(Entries with chart source code)
-*-

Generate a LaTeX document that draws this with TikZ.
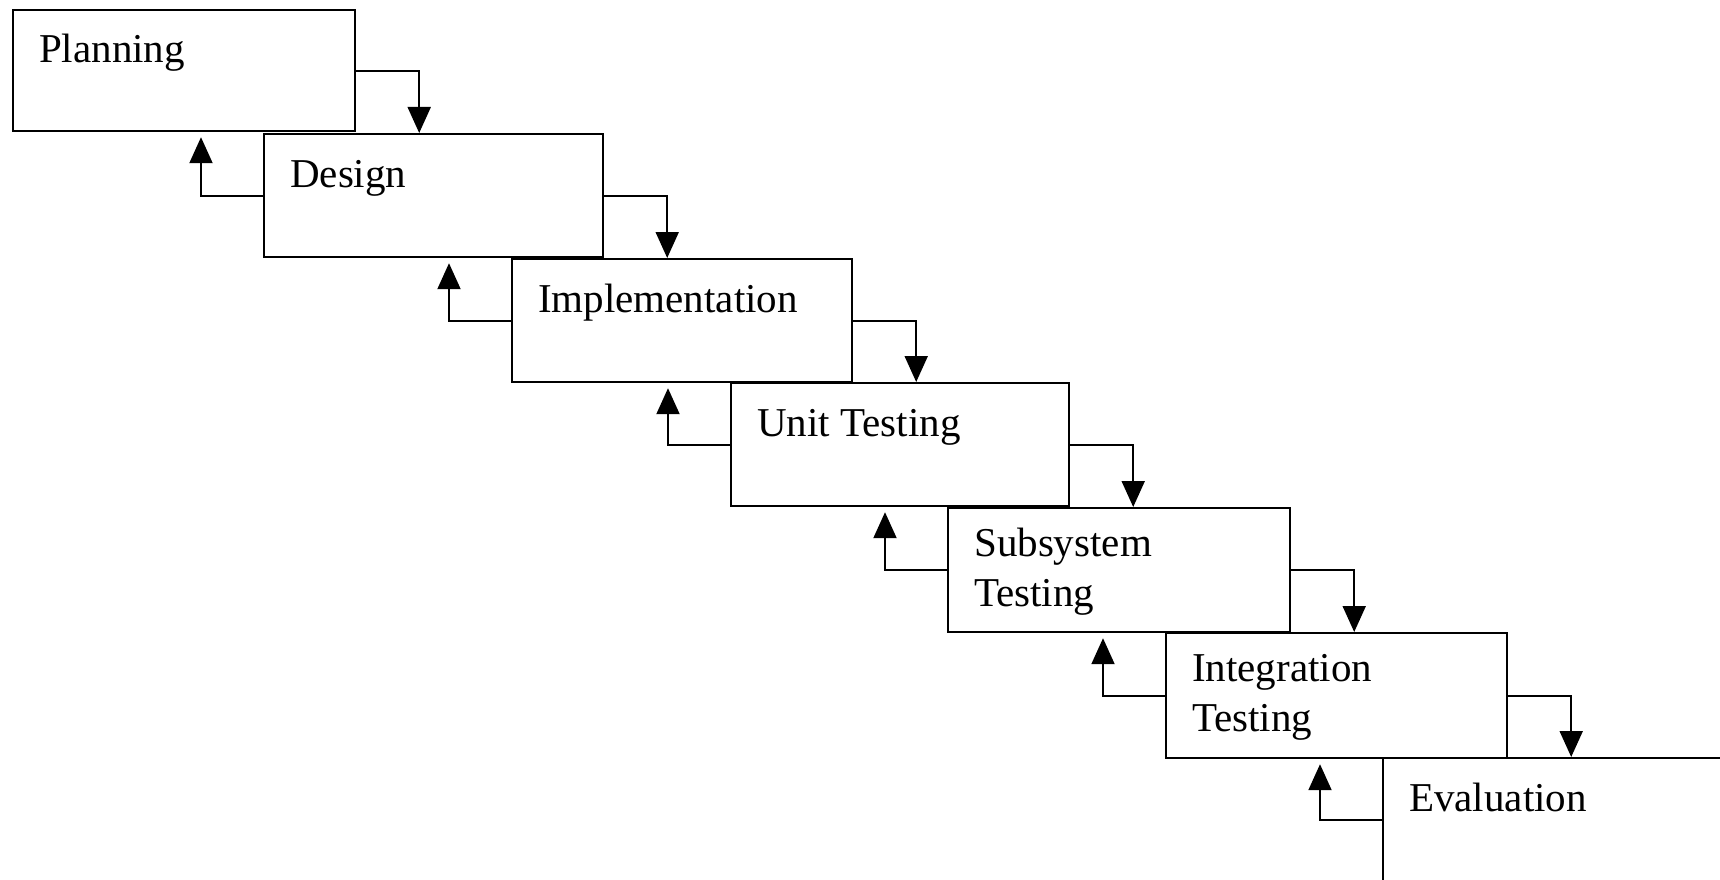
\documentclass[tikz,border=0pt]{standalone}
\usepackage{fontspec}
\setmainfont{Liberation Serif}
\usetikzlibrary{arrows.meta}
\tikzset{
  stage/.style={draw=black, line width=2.2pt, fill=none, inner sep=0pt, anchor=north west, rectangle},
  lbl/.style={inner sep=0pt, anchor=base west, font=\fontsize{41}{49}\selectfont},
  arr/.style={draw=black, line width=2pt, -{Triangle[width=23pt,length=26pt]}},
}
\begin{document}
\begin{tikzpicture}[x=1pt,y=1pt]
\useasboundingbox (0,0) rectangle (1720,-880);
\clip (0,0) rectangle (1720,-880);
% boxes
\node[stage, minimum width=342pt, minimum height=121pt] (p) at (12,-9) {};
\node[stage, minimum width=339pt, minimum height=123pt] (d) at (263,-133) {};
\node[stage, minimum width=340pt, minimum height=123pt] (i) at (511,-258) {};
\node[stage, minimum width=338pt, minimum height=123pt] (u) at (730,-382) {};
\node[stage, minimum width=342pt, minimum height=124pt] (s) at (947,-507) {};
\node[stage, minimum width=341pt, minimum height=125pt] (t) at (1165,-632) {};
\node[stage, minimum width=342pt, minimum height=123pt] (e) at (1382,-757) {};
% labels
\node[lbl] (pl) at ([shift={(27,-54)}]p.north west) {Planning};
\node[lbl] (dl) at ([shift={(27,-54)}]d.north west) {Design};
\node[lbl] (il) at ([shift={(27,-54)}]i.north west) {Implementation};
\node[lbl] (ul) at ([shift={(27,-54)}]u.north west) {Unit Testing};
\node[lbl] (sl1) at ([shift={(27,-49)}]s.north west) {Subsystem};
\node[lbl] (sl2) at ([shift={(27,-99)}]s.north west) {Testing};
\node[lbl] (tl1) at ([shift={(27,-49)}]t.north west) {Integration};
\node[lbl] (tl2) at ([shift={(27,-99)}]t.north west) {Testing};
\node[lbl] (el) at ([shift={(27,-54)}]e.north west) {Evaluation};
% forward arrows
\foreach \a/\b in {p/d, d/i, i/u, u/s, s/t, t/e}{
  \draw[arr] (\a.east) -- ++(63,0) coordinate (f\a) -- (f\a |- \b.north);
}
% backward arrows
\foreach \a/\b in {p/d, d/i, i/u, u/s, s/t, t/e}{
  \draw[arr, shorten >=5pt] (\b.west) -- ++(-62,0) coordinate (g\b) -- (g\b |- \a.south);
}
\end{tikzpicture}
\end{document}
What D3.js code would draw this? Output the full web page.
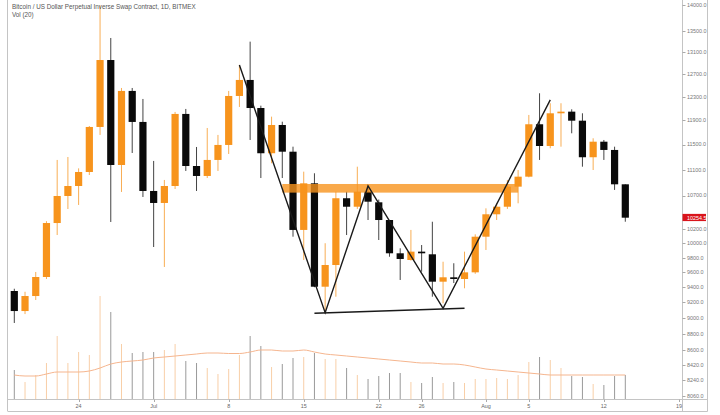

-*-

◆ Stated problem:
Exclude the pictures, and transcribe all of the material exactly.

◆ Exercise response:
Generate a LaTeX document that draws this with TikZ.
\documentclass[tikz,border=0pt]{standalone}
\usepackage{fontspec}
\setmainfont{Liberation Serif}
\usetikzlibrary{arrows.meta}
\tikzset{
  stage/.style={draw=black, line width=2.2pt, fill=none, inner sep=0pt, anchor=north west, rectangle},
  lbl/.style={inner sep=0pt, anchor=base west, font=\fontsize{41}{49}\selectfont},
  arr/.style={draw=black, line width=2pt, -{Triangle[width=23pt,length=26pt]}},
}
\begin{document}
\begin{tikzpicture}[x=1pt,y=1pt]
\useasboundingbox (0,0) rectangle (1720,-880);
\clip (0,0) rectangle (1720,-880);
% boxes
\node[stage, minimum width=342pt, minimum height=121pt] (p) at (12,-9) {};
\node[stage, minimum width=339pt, minimum height=123pt] (d) at (263,-133) {};
\node[stage, minimum width=340pt, minimum height=123pt] (i) at (511,-258) {};
\node[stage, minimum width=338pt, minimum height=123pt] (u) at (730,-382) {};
\node[stage, minimum width=342pt, minimum height=124pt] (s) at (947,-507) {};
\node[stage, minimum width=341pt, minimum height=125pt] (t) at (1165,-632) {};
\node[stage, minimum width=342pt, minimum height=123pt] (e) at (1382,-757) {};
% labels
\node[lbl] (pl) at ([shift={(27,-54)}]p.north west) {Planning};
\node[lbl] (dl) at ([shift={(27,-54)}]d.north west) {Design};
\node[lbl] (il) at ([shift={(27,-54)}]i.north west) {Implementation};
\node[lbl] (ul) at ([shift={(27,-54)}]u.north west) {Unit Testing};
\node[lbl] (sl1) at ([shift={(27,-49)}]s.north west) {Subsystem};
\node[lbl] (sl2) at ([shift={(27,-99)}]s.north west) {Testing};
\node[lbl] (tl1) at ([shift={(27,-49)}]t.north west) {Integration};
\node[lbl] (tl2) at ([shift={(27,-99)}]t.north west) {Testing};
\node[lbl] (el) at ([shift={(27,-54)}]e.north west) {Evaluation};
% forward arrows
\foreach \a/\b in {p/d, d/i, i/u, u/s, s/t, t/e}{
  \draw[arr] (\a.east) -- ++(63,0) coordinate (f\a) -- (f\a |- \b.north);
}
% backward arrows
\foreach \a/\b in {p/d, d/i, i/u, u/s, s/t, t/e}{
  \draw[arr, shorten >=5pt] (\b.west) -- ++(-62,0) coordinate (g\b) -- (g\b |- \a.south);
}
\end{tikzpicture}
\end{document}
What D3.js code would draw this? Output the full web page.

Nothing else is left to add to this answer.